> **Task to carry out**: Reproduce, character for character, the lines below from the first through the one with "['\u22121', '\u22121', '\u22122', '\u22122'];". Leave pictures out.
===
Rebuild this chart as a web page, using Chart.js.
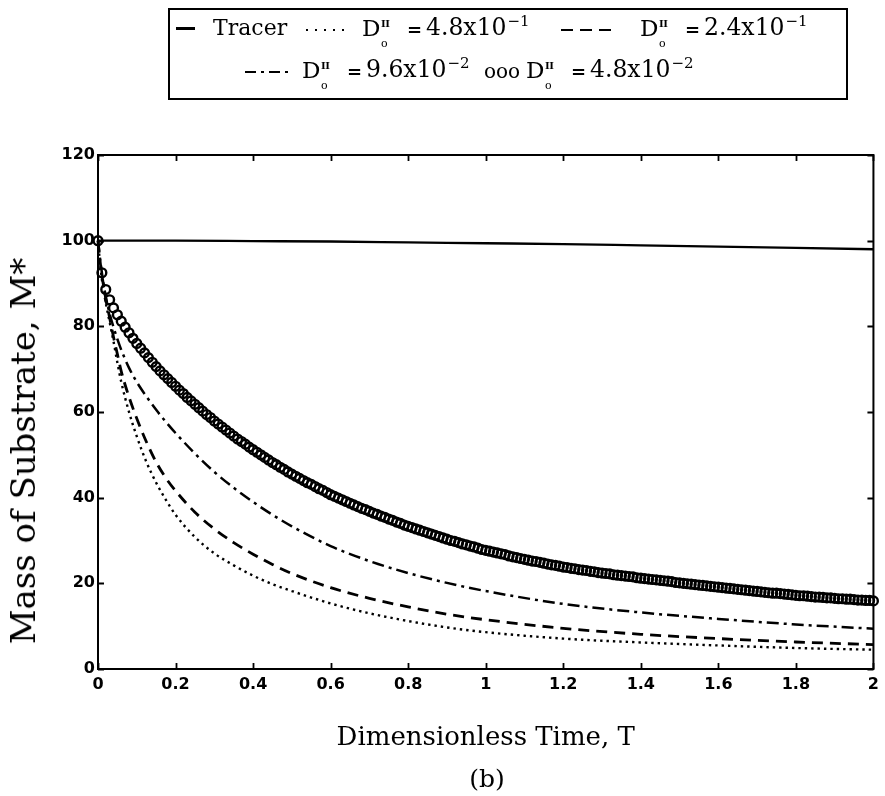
<!DOCTYPE html>
<html>
<head>
<meta charset="utf-8">
<script src="https://cdn.jsdelivr.net/npm/chart.js@4.4.0/dist/chart.umd.min.js"></script>
<style>
  html, body { margin: 0; padding: 0; background: #fff; }
  #wrap { position: relative; width: 885px; height: 796px; overflow: hidden; font-family: "DejaVu Serif", serif; color: #000; }
  #chartBox { position: absolute; left: 0; top: 0; width: 885px; height: 796px; }
  #legendBox { position: absolute; left: 168px; top: 8px; width: 676px; height: 88px; border: 2px solid #000; }
  .t { position: absolute; white-space: nowrap; }
  .smp { position: absolute; height: 2px; }
  #ytitle { position: absolute; left: 23px; top: 451px; white-space: nowrap; font-size: 34px; line-height: 34px;
            transform: translate(-50%, -50%) rotate(-90deg); }
  #caption { position: absolute; left: 487px; top: 778px; font-size: 25px; line-height: 25px; transform: translate(-50%, -50%); }
</style>
</head>
<body>
<div id="wrap">
  <div id="chartBox"><canvas id="c"></canvas></div>
  <div id="legendBox"></div>
  <div id="ytitle"></div>
  <div id="caption"></div>
</div>
<script>
// ---------------- data ----------------
const xTickValues = [0, 0.2, 0.4, 0.6, 0.8, 1, 1.2, 1.4, 1.6, 1.8, 2];
const xTickLabels = ['0', '0.2', '0.4', '0.6', '0.8', '1', '1.2', '1.4', '1.6', '1.8', '2'];
const yTickValues = [0, 20, 40, 60, 80, 100, 120];
const yTickLabels = ['0', '20', '40', '60', '80', '100', '120'];

const xTitle = 'Dimensionless Time, T';
const yTitle = 'Mass of Substrate, M*';
const caption = '(b)';

// legend texts
const legendTracer = 'Tracer';
const legendMantissas = ['4.8x10', '2.4x10', '9.6x10', '4.8x10'];
const legendExponents = ['\u22121', '\u22121', '\u22122', '\u22122'];

// Tracer (solid)
const tracerT = [0, 0.2, 0.4, 0.6, 0.8, 1.0, 1.2, 1.4, 1.6, 1.8, 2.0];
const tracerV = [100, 100, 99.9, 99.8, 99.6, 99.4, 99.2, 98.9, 98.6, 98.3, 98.0];

// shared time samples for the three line curves
const lineT = [0, 0.005, 0.01, 0.02, 0.03, 0.04, 0.05, 0.06, 0.08, 0.1, 0.125, 0.15, 0.175, 0.2, 0.25,
               0.3, 0.35, 0.4, 0.45, 0.5, 0.6, 0.7, 0.8, 0.9, 1.0, 1.2, 1.4, 1.6, 1.8, 2.0];
// D = 4.8x10^-1 (dotted)
const dottedV = [100, 95, 91, 85.5, 81, 76.5, 71.5, 67, 60, 54.3, 48.3, 43.5, 39.5, 36.0, 30.8,
                 27.0, 24.2, 21.8, 19.8, 18.2, 15.3, 13.0, 11.2, 9.7, 8.6, 7.1, 6.2, 5.5, 4.9, 4.5];
// D = 2.4x10^-1 (dashed)
const dashedV = [100, 95.5, 92, 86.5, 82, 77.5, 73.5, 69.5, 63.5, 58.5, 53, 48.3, 44.6, 41.6, 36.6,
                 32.7, 29.5, 26.8, 24.4, 22.3, 19.0, 16.5, 14.5, 12.8, 11.5, 9.5, 8.1, 7.1, 6.3, 5.7];
// D = 9.6x10^-2 (dash-dot)
const dashDotV = [100, 96, 92.5, 87, 83, 79.8, 77.0, 74.5, 70.3, 67.0, 63.6, 60.5, 57.7, 55.1, 50.3,
                  46.0, 42.3, 39.0, 36.0, 33.3, 28.7, 25.2, 22.4, 20.1, 18.2, 15.2, 13.2, 11.7, 10.4, 9.4];

// D = 4.8x10^-2 (circle markers)
const circleT = [
  0, 0.01, 0.02, 0.03, 0.04, 0.05, 0.06, 0.07, 0.08, 0.09,
  0.1, 0.11, 0.12, 0.13, 0.14, 0.15, 0.16, 0.17, 0.18, 0.19,
  0.2, 0.21, 0.22, 0.23, 0.24, 0.25, 0.26, 0.27, 0.28, 0.29,
  0.3, 0.31, 0.32, 0.33, 0.34, 0.35, 0.36, 0.37, 0.38, 0.39,
  0.4, 0.41, 0.42, 0.43, 0.44, 0.45, 0.46, 0.47, 0.48, 0.49,
  0.5, 0.51, 0.52, 0.53, 0.54, 0.55, 0.56, 0.57, 0.58, 0.59,
  0.6, 0.61, 0.62, 0.63, 0.64, 0.65, 0.66, 0.67, 0.68, 0.69,
  0.7, 0.71, 0.72, 0.73, 0.74, 0.75, 0.76, 0.77, 0.78, 0.79,
  0.8, 0.81, 0.82, 0.83, 0.84, 0.85, 0.86, 0.87, 0.88, 0.89,
  0.9, 0.91, 0.92, 0.93, 0.94, 0.95, 0.96, 0.97, 0.98, 0.99,
  1.0, 1.01, 1.02, 1.03, 1.04, 1.05, 1.06, 1.07, 1.08, 1.09,
  1.1, 1.11, 1.12, 1.13, 1.14, 1.15, 1.16, 1.17, 1.18, 1.19,
  1.2, 1.21, 1.22, 1.23, 1.24, 1.25, 1.26, 1.27, 1.28, 1.29,
  1.3, 1.31, 1.32, 1.33, 1.34, 1.35, 1.36, 1.37, 1.38, 1.39,
  1.4, 1.41, 1.42, 1.43, 1.44, 1.45, 1.46, 1.47, 1.48, 1.49,
  1.5, 1.51, 1.52, 1.53, 1.54, 1.55, 1.56, 1.57, 1.58, 1.59,
  1.6, 1.61, 1.62, 1.63, 1.64, 1.65, 1.66, 1.67, 1.68, 1.69,
  1.7, 1.71, 1.72, 1.73, 1.74, 1.75, 1.76, 1.77, 1.78, 1.79,
  1.8, 1.81, 1.82, 1.83, 1.84, 1.85, 1.86, 1.87, 1.88, 1.89,
  1.9, 1.91, 1.92, 1.93, 1.94, 1.95, 1.96, 1.97, 1.98, 1.99,
  2.0];
const circleV = [
  100, 92.5, 88.6, 86.2, 84.3, 82.7, 81.2, 79.8, 78.5, 77.2,
  76.0, 74.9, 73.8, 72.7, 71.6, 70.6, 69.6, 68.7, 67.8, 66.9,
  66.0, 65.1, 64.3, 63.4, 62.6, 61.8, 61.0, 60.2, 59.4, 58.7,
  57.9, 57.2, 56.5, 55.8, 55.1, 54.4, 53.7, 53.1, 52.5, 51.8,
  51.2, 50.6, 50.0, 49.4, 48.8, 48.2, 47.7, 47.1, 46.6, 46.0,
  45.5, 45.0, 44.5, 44.0, 43.5, 43.1, 42.6, 42.1, 41.7, 41.2,
  40.7, 40.3, 39.9, 39.5, 39.1, 38.7, 38.3, 37.9, 37.5, 37.2,
  36.8, 36.4, 36.1, 35.7, 35.4, 35.0, 34.7, 34.3, 34.0, 33.6,
  33.3, 33.0, 32.7, 32.4, 32.1, 31.8, 31.5, 31.2, 30.9, 30.6,
  30.3, 30.0, 29.8, 29.5, 29.2, 29.0, 28.7, 28.5, 28.2, 27.9,
  27.7, 27.5, 27.3, 27.1, 26.9, 26.7, 26.4, 26.2, 26.0, 25.8,
  25.6, 25.4, 25.2, 25.1, 24.9, 24.7, 24.5, 24.3, 24.2, 24.0,
  23.8, 23.7, 23.5, 23.4, 23.2, 23.1, 23.0, 22.8, 22.7, 22.5,
  22.4, 22.3, 22.2, 22.0, 21.9, 21.8, 21.7, 21.6, 21.5, 21.3,
  21.2, 21.1, 21.0, 20.9, 20.8, 20.7, 20.6, 20.5, 20.4, 20.2,
  20.1, 20.0, 19.9, 19.8, 19.7, 19.6, 19.5, 19.4, 19.3, 19.2,
  19.1, 19.0, 18.9, 18.8, 18.7, 18.6, 18.5, 18.4, 18.3, 18.2,
  18.1, 18.0, 17.9, 17.8, 17.7, 17.7, 17.6, 17.5, 17.4, 17.3,
  17.2, 17.1, 17.1, 17.0, 16.9, 16.8, 16.8, 16.7, 16.6, 16.6,
  16.5, 16.4, 16.4, 16.3, 16.3, 16.2, 16.1, 16.1, 16.0, 16.0,
  15.9];

// ---------------- helpers ----------------
const pts = (ts, vs) => ts.map((t, i) => ({ x: t, y: vs[i] }));

const frameTicks = {
  id: 'frameTicks',
  afterDraw(chart) {
    const { ctx, chartArea: { left, right, top, bottom }, scales: { x, y } } = chart;
    ctx.save();
    ctx.strokeStyle = '#000';
    ctx.lineWidth = 2;
    ctx.beginPath();
    ctx.moveTo(left - 1, top);
    ctx.lineTo(right, top);
    ctx.lineTo(right, bottom + 1);
    ctx.stroke();
    ctx.lineWidth = 1.8;
    ctx.beginPath();
    const L = 6;
    x.ticks.forEach(t => {
      const px = Math.round(x.getPixelForValue(t.value)) + 0.5;
      ctx.moveTo(px, bottom); ctx.lineTo(px, bottom - L);
      ctx.moveTo(px, top); ctx.lineTo(px, top + L);
    });
    y.ticks.forEach(t => {
      const py = Math.round(y.getPixelForValue(t.value)) + 0.5;
      ctx.moveTo(left, py); ctx.lineTo(left + L, py);
      ctx.moveTo(right, py); ctx.lineTo(right - L, py);
    });
    ctx.stroke();
    ctx.restore();
  }
};

const tickFont = { family: 'DejaVu Sans', size: 16, weight: 'bold' };

new Chart(document.getElementById('c'), {
  type: 'scatter',
  data: {
    datasets: [
      { label: 'Tracer', data: pts(tracerT, tracerV), showLine: true, borderColor: '#000', borderWidth: 2.3,
        pointRadius: 0, cubicInterpolationMode: 'monotone', clip: false },
      { label: 'D = 4.8x10^-1', data: pts(lineT, dottedV), showLine: true, borderColor: '#000', borderWidth: 2.4,
        borderDash: [2.4, 4], pointRadius: 0, cubicInterpolationMode: 'monotone', clip: false },
      { label: 'D = 2.4x10^-1', data: pts(lineT, dashedV), showLine: true, borderColor: '#000', borderWidth: 2.8,
        borderDash: [11, 7], pointRadius: 0, cubicInterpolationMode: 'monotone', clip: false },
      { label: 'D = 9.6x10^-2', data: pts(lineT, dashDotV), showLine: true, borderColor: '#000', borderWidth: 2.5,
        borderDash: [12, 5, 3, 5], pointRadius: 0, cubicInterpolationMode: 'monotone', clip: false },
      { label: 'D = 4.8x10^-2', data: pts(circleT, circleV), showLine: false, pointStyle: 'circle',
        pointRadius: 4.4, pointBorderWidth: 2.4, pointBorderColor: '#000',
        pointBackgroundColor: 'rgba(0,0,0,0)', borderColor: '#000', clip: false }
    ]
  },
  options: {
    responsive: true,
    maintainAspectRatio: false,
    animation: false,
    layout: { padding: { left: 0, top: 155, right: 7, bottom: 0 } },
    plugins: { legend: { display: false }, tooltip: { enabled: false } },
    scales: {
      x: {
        type: 'linear', position: 'bottom', min: 0, max: 2,
        afterBuildTicks: s => { s.ticks = xTickValues.map(v => ({ value: v })); },
        afterFit: s => { s.height = 127; },
        ticks: { callback: (v, i) => xTickLabels[i], font: tickFont, color: '#000', padding: 6,
                 autoSkip: false, maxRotation: 0 },
        grid: { display: false, drawTicks: false },
        border: { display: true, color: '#000', width: 2 },
        title: { display: true, text: xTitle, color: '#000',
                 font: { family: 'DejaVu Serif', size: 26 }, padding: { top: 0, bottom: 42 } }
      },
      y: {
        type: 'linear', position: 'left', min: 0, max: 120,
        afterBuildTicks: s => { s.ticks = yTickValues.map(v => ({ value: v })); },
        afterFit: s => { s.width = 98; },
        ticks: { callback: (v, i) => yTickLabels[i], font: tickFont, color: '#000', padding: 3, autoSkip: false },
        grid: { display: false, drawTicks: false },
        border: { display: true, color: '#000', width: 2 },
        title: { display: false }
      }
    }
  },
  plugins: [frameTicks]
});

// ---------------- HTML text: y title, caption, legend ----------------
document.getElementById('ytitle').textContent = yTitle;
document.getElementById('caption').textContent = caption;

const wrap = document.getElementById('wrap');
function addText(html, x, baseline, size, extra) {
  const s = document.createElement('span');
  s.className = 't';
  s.innerHTML = html;
  s.style.left = x + 'px';
  s.style.top = (baseline - 0.846 * size) + 'px';
  s.style.fontSize = size + 'px';
  s.style.lineHeight = size + 'px';
  if (extra) Object.assign(s.style, extra);
  wrap.appendChild(s);
  return s;
}
function addSample(x, y, w, bg, h) {
  const d = document.createElement('div');
  d.className = 'smp';
  d.style.left = x + 'px';
  d.style.top = (y - (h || 2) / 2) + 'px';
  d.style.width = w + 'px';
  d.style.height = (h || 2) + 'px';
  d.style.background = bg;
  wrap.appendChild(d);
}
function addDGroup(x, baseline, mant, exp) {
  addText('D', x, baseline, 23);
  addText('II', x + 19, baseline - 9, 10, { fontWeight: 'bold', letterSpacing: '-0.5px' });
  addText('o', x + 19, baseline + 11, 11);
  addText('=', x + 45, baseline, 18, { fontWeight: 'bold' });
  addText(mant + '<sup style="font-size:15px;vertical-align:9px;line-height:0;margin-left:1px">' + exp + '</sup>',
          x + 64, baseline, 23.5);
}

const b1 = 36, b2 = 78;
// row 1
addSample(176, b1 - 8, 19, '#000', 3);
addText(legendTracer, 213, b1, 22);
addSample(306, b1 - 6, 42, 'repeating-linear-gradient(to right,#000 0 2.5px,transparent 2.5px 9px)', 2.5);
addDGroup(362, b1, legendMantissas[0], legendExponents[0]);
addSample(561, b1 - 6, 50, 'repeating-linear-gradient(to right,#000 0 12px,transparent 12px 19px)', 2.5);
addDGroup(640, b1, legendMantissas[1], legendExponents[1]);
// row 2
addSample(245, b2 - 6, 43, 'repeating-linear-gradient(to right,#000 0 11px,transparent 11px 16px,#000 16px 19px,transparent 19px 24px)', 2.5);
addDGroup(302, b2, legendMantissas[2], legendExponents[2]);
addText('ooo', 484, b2, 20);
addDGroup(526, b2, legendMantissas[3], legendExponents[3]);
</script>
</body>
</html>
===
> **Response to the exercise**:
Rebuild this chart as a web page, using Chart.js.
<!DOCTYPE html>
<html>
<head>
<meta charset="utf-8">
<script src="https://cdn.jsdelivr.net/npm/chart.js@4.4.0/dist/chart.umd.min.js"></script>
<style>
  html, body { margin: 0; padding: 0; background: #fff; }
  #wrap { position: relative; width: 885px; height: 796px; overflow: hidden; font-family: "DejaVu Serif", serif; color: #000; }
  #chartBox { position: absolute; left: 0; top: 0; width: 885px; height: 796px; }
  #legendBox { position: absolute; left: 168px; top: 8px; width: 676px; height: 88px; border: 2px solid #000; }
  .t { position: absolute; white-space: nowrap; }
  .smp { position: absolute; height: 2px; }
  #ytitle { position: absolute; left: 23px; top: 451px; white-space: nowrap; font-size: 34px; line-height: 34px;
            transform: translate(-50%, -50%) rotate(-90deg); }
  #caption { position: absolute; left: 487px; top: 778px; font-size: 25px; line-height: 25px; transform: translate(-50%, -50%); }
</style>
</head>
<body>
<div id="wrap">
  <div id="chartBox"><canvas id="c"></canvas></div>
  <div id="legendBox"></div>
  <div id="ytitle"></div>
  <div id="caption"></div>
</div>
<script>
// ---------------- data ----------------
const xTickValues = [0, 0.2, 0.4, 0.6, 0.8, 1, 1.2, 1.4, 1.6, 1.8, 2];
const xTickLabels = ['0', '0.2', '0.4', '0.6', '0.8', '1', '1.2', '1.4', '1.6', '1.8', '2'];
const yTickValues = [0, 20, 40, 60, 80, 100, 120];
const yTickLabels = ['0', '20', '40', '60', '80', '100', '120'];

const xTitle = 'Dimensionless Time, T';
const yTitle = 'Mass of Substrate, M*';
const caption = '(b)';

// legend texts
const legendTracer = 'Tracer';
const legendMantissas = ['4.8x10', '2.4x10', '9.6x10', '4.8x10'];
const legendExponents = ['\u22121', '\u22121', '\u22122', '\u22122'];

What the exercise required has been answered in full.